↓
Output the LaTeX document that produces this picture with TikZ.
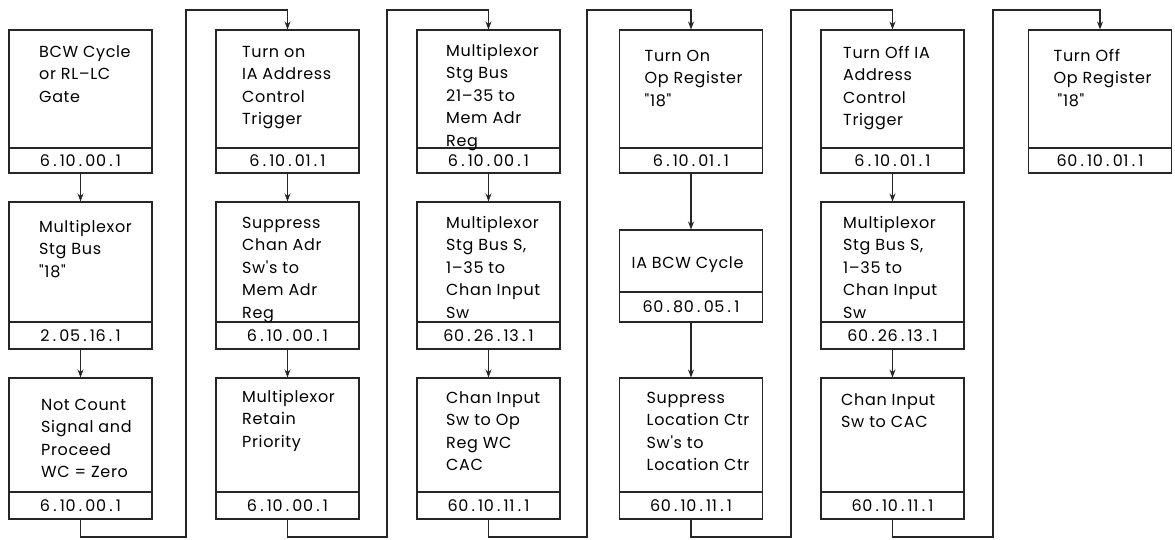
\documentclass[tikz,border=0pt]{standalone}
\usepackage{fontspec}
% plain family: no TeX input mapping, so quote marks stay straight
\newfontfamily\cellface{Poppins}[LetterSpace=4]
\usetikzlibrary{arrows.meta}

% cell text: one size and line pitch for every box
\newcommand\cellfont{\cellface\fontsize{16}{22.5}\selectfont}
% reference numbers are set with extra room round the periods
\newcommand\rnsep{\kern3.2pt}
\def\rnsplit#1.#2.#3.#4\relax{#1\rnsep.\rnsep#2\rnsep.\rnsep#3\rnsep.\rnsep#4}
\newcommand\rn[1]{\rnsplit#1\relax}

\tikzset{
  ln/.style={line width=1.1pt, draw=black!85},
  boxbody/.style={ln, draw, minimum width=143pt, inner sep=0pt},
  numbox/.style={ln, draw, minimum width=143pt, inner sep=0pt, font=\cellfont},
  txt/.style={anchor=north west, inner sep=0pt, align=left, font=\cellfont},
  flow/.style={ln, -{Stealth[length=8pt,width=6pt]}},
}

% one step: name, centre x, top, divider, bottom, text dx, first baseline dy, text, number
\newcommand\cell[9]{%
  \node[boxbody, minimum height={(#4-#3)*1pt}] (#1) at (#2,{(#3+#4)/2}) {};
  \node[numbox, minimum height={(#5-#4)*1pt}] (#1n) at (#2,{(#4+#5)/2}) {\rn{#9}};
  \node[txt] (#1t) at ({#2-71.5+#6},{#3+#7-16}) {\rule{0pt}{16pt}#8};
}

\begin{document}
\begin{tikzpicture}[x=1pt,y=-1pt]
\useasboundingbox[fill=white] (0,0) rectangle (1175,539);

% column 1
\cell{a1}{80.5}{30}{148}{173}{30}{27}{BCW Cycle\\or RL–LC\\Gate}{6.10.00.1}
\cell{a2}{80.5}{202}{322}{349}{30}{30}{Multiplexor\\Stg Bus\\"18"}{2.05.16.1}
\cell{a3}{80.5}{378}{492}{519}{32}{32}{Not Count\\Signal and\\Proceed\\WC = Zero}{6.10.00.1}

% column 2
\cell{b1}{287.5}{30}{148}{173}{26}{27}{Turn on\\IA Address\\Control\\Trigger}{6.10.01.1}
\cell{b2}{287.5}{202}{322}{349}{26}{26}{Suppress\\Chan Adr\\Sw's to\\Mem Adr\\Reg}{6.10.00.1}
\cell{b3}{287.5}{378}{492}{519}{26}{24}{Multiplexor\\Retain\\Priority}{6.10.00.1}

% column 3
\cell{c1}{488.5}{30}{148}{173}{29}{26}{Multiplexor\\Stg Bus\\21–35 to\\Mem Adr\\Reg}{6.10.00.1}
\cell{c2}{488.5}{202}{322}{349}{29}{26}{Multiplexor\\Stg Bus S,\\1–35 to\\Chan Input\\Sw}{60.26.13.1}
\cell{c3}{488.5}{378}{492}{519}{29}{25}{Chan Input\\Sw to Op\\Reg WC\\CAC}{60.10.11.1}

% column 4
\cell{d1}{691}{30}{148}{173}{25}{31}{Turn On\\Op Register\\"18"}{6.10.01.1}
\cell{d2}{691}{230}{292}{322}{12}{38}{IA BCW Cycle}{60.80.05.1}
\cell{d3}{691}{378}{492}{519}{27}{25}{Suppress\\Location Ctr\\Sw's to\\Location Ctr}{60.10.11.1}

% column 5
\cell{e1}{892.5}{30}{148}{173}{22}{28}{Turn Off IA\\Address\\Control\\Trigger}{6.10.01.1}
\cell{e2}{892.5}{202}{322}{349}{22}{26}{Multiplexor\\Stg Bus S,\\1–35 to\\Chan Input\\Sw}{60.26.13.1}
\cell{e3}{892.5}{378}{492}{519}{20}{27}{Chan Input\\Sw to CAC}{60.10.11.1}

% column 6
\cell{f1}{1100}{30}{148}{173}{25}{31}{Turn Off\\Op Register\\\hspace{4pt}"18"}{60.10.01.1}

% flow down each column
\draw[flow] (a1n) -- (a2);  \draw[flow] (a2n) -- (a3);
\draw[flow] (b1n) -- (b2);  \draw[flow] (b2n) -- (b3);
\draw[flow] (c1n) -- (c2);  \draw[flow] (c2n) -- (c3);
\draw[flow] (d1n) -- (d2);  \draw[flow] (d2n) -- (d3);
\draw[flow] (e1n) -- (e2);  \draw[flow] (e2n) -- (e3);

% return lines from the foot of one column to the head of the next
\coordinate (ub) at (186,537); \coordinate (ut) at (186,10);
\coordinate (vb) at (387,537); \coordinate (vt) at (387,10);
\coordinate (wb) at (587,537); \coordinate (wt) at (587,10);
\coordinate (xb) at (791,537); \coordinate (xt) at (791,10);
\coordinate (yb) at (993,537); \coordinate (yt) at (993,10);
\draw[flow] (a3n) |- (ub) -- (ut) -| (b1);
\draw[flow] (b3n) |- (vb) -- (vt) -| (c1);
\draw[flow] (c3n) |- (wb) -- (wt) -| (d1);
\draw[flow] (d3n) |- (xb) -- (xt) -| (e1);
\draw[flow] (e3n) |- (yb) -- (yt) -| (f1);
\end{tikzpicture}
\end{document}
↑
## INSTRUCTION
Quote the data exactly, leaving every image out of the copy.

## RESPONSE TO THIS EXERCISE
Output the LaTeX document that produces this picture with TikZ.
\documentclass[tikz,border=0pt]{standalone}
\usepackage{fontspec}
% plain family: no TeX input mapping, so quote marks stay straight
\newfontfamily\cellface{Poppins}[LetterSpace=4]
\usetikzlibrary{arrows.meta}

% cell text: one size and line pitch for every box
\newcommand\cellfont{\cellface\fontsize{16}{22.5}\selectfont}
% reference numbers are set with extra room round the periods
\newcommand\rnsep{\kern3.2pt}
\def\rnsplit#1.#2.#3.#4\relax{#1\rnsep.\rnsep#2\rnsep.\rnsep#3\rnsep.\rnsep#4}
\newcommand\rn[1]{\rnsplit#1\relax}

\tikzset{
  ln/.style={line width=1.1pt, draw=black!85},
  boxbody/.style={ln, draw, minimum width=143pt, inner sep=0pt},
  numbox/.style={ln, draw, minimum width=143pt, inner sep=0pt, font=\cellfont},
  txt/.style={anchor=north west, inner sep=0pt, align=left, font=\cellfont},
  flow/.style={ln, -{Stealth[length=8pt,width=6pt]}},
}

% one step: name, centre x, top, divider, bottom, text dx, first baseline dy, text, number
\newcommand\cell[9]{%
  \node[boxbody, minimum height={(#4-#3)*1pt}] (#1) at (#2,{(#3+#4)/2}) {};
  \node[numbox, minimum height={(#5-#4)*1pt}] (#1n) at (#2,{(#4+#5)/2}) {\rn{#9}};
  \node[txt] (#1t) at ({#2-71.5+#6},{#3+#7-16}) {\rule{0pt}{16pt}#8};
}

\begin{document}
\begin{tikzpicture}[x=1pt,y=-1pt]
\useasboundingbox[fill=white] (0,0) rectangle (1175,539);

% column 1
\cell{a1}{80.5}{30}{148}{173}{30}{27}{BCW Cycle\\or RL–LC\\Gate}{6.10.00.1}
\cell{a2}{80.5}{202}{322}{349}{30}{30}{Multiplexor\\Stg Bus\\"18"}{2.05.16.1}
\cell{a3}{80.5}{378}{492}{519}{32}{32}{Not Count\\Signal and\\Proceed\\WC = Zero}{6.10.00.1}

% column 2
\cell{b1}{287.5}{30}{148}{173}{26}{27}{Turn on\\IA Address\\Control\\Trigger}{6.10.01.1}
\cell{b2}{287.5}{202}{322}{349}{26}{26}{Suppress\\Chan Adr\\Sw's to\\Mem Adr\\Reg}{6.10.00.1}
\cell{b3}{287.5}{378}{492}{519}{26}{24}{Multiplexor\\Retain\\Priority}{6.10.00.1}

% column 3
\cell{c1}{488.5}{30}{148}{173}{29}{26}{Multiplexor\\Stg Bus\\21–35 to\\Mem Adr\\Reg}{6.10.00.1}
\cell{c2}{488.5}{202}{322}{349}{29}{26}{Multiplexor\\Stg Bus S,\\1–35 to\\Chan Input\\Sw}{60.26.13.1}
\cell{c3}{488.5}{378}{492}{519}{29}{25}{Chan Input\\Sw to Op\\Reg WC\\CAC}{60.10.11.1}

% column 4
\cell{d1}{691}{30}{148}{173}{25}{31}{Turn On\\Op Register\\"18"}{6.10.01.1}
\cell{d2}{691}{230}{292}{322}{12}{38}{IA BCW Cycle}{60.80.05.1}
\cell{d3}{691}{378}{492}{519}{27}{25}{Suppress\\Location Ctr\\Sw's to\\Location Ctr}{60.10.11.1}

% column 5
\cell{e1}{892.5}{30}{148}{173}{22}{28}{Turn Off IA\\Address\\Control\\Trigger}{6.10.01.1}
\cell{e2}{892.5}{202}{322}{349}{22}{26}{Multiplexor\\Stg Bus S,\\1–35 to\\Chan Input\\Sw}{60.26.13.1}
\cell{e3}{892.5}{378}{492}{519}{20}{27}{Chan Input\\Sw to CAC}{60.10.11.1}

% column 6
\cell{f1}{1100}{30}{148}{173}{25}{31}{Turn Off\\Op Register\\\hspace{4pt}"18"}{60.10.01.1}

% flow down each column
\draw[flow] (a1n) -- (a2);  \draw[flow] (a2n) -- (a3);
\draw[flow] (b1n) -- (b2);  \draw[flow] (b2n) -- (b3);
\draw[flow] (c1n) -- (c2);  \draw[flow] (c2n) -- (c3);
\draw[flow] (d1n) -- (d2);  \draw[flow] (d2n) -- (d3);
\draw[flow] (e1n) -- (e2);  \draw[flow] (e2n) -- (e3);

% return lines from the foot of one column to the head of the next
\coordinate (ub) at (186,537); \coordinate (ut) at (186,10);
\coordinate (vb) at (387,537); \coordinate (vt) at (387,10);
\coordinate (wb) at (587,537); \coordinate (wt) at (587,10);
\coordinate (xb) at (791,537); \coordinate (xt) at (791,10);
\coordinate (yb) at (993,537); \coordinate (yt) at (993,10);
\draw[flow] (a3n) |- (ub) -- (ut) -| (b1);
\draw[flow] (b3n) |- (vb) -- (vt) -| (c1);
\draw[flow] (c3n) |- (wb) -- (wt) -| (d1);
\draw[flow] (d3n) |- (xb) -- (xt) -| (e1);
\draw[flow] (e3n) |- (yb) -- (yt) -| (f1);
\end{tikzpicture}
\end{document}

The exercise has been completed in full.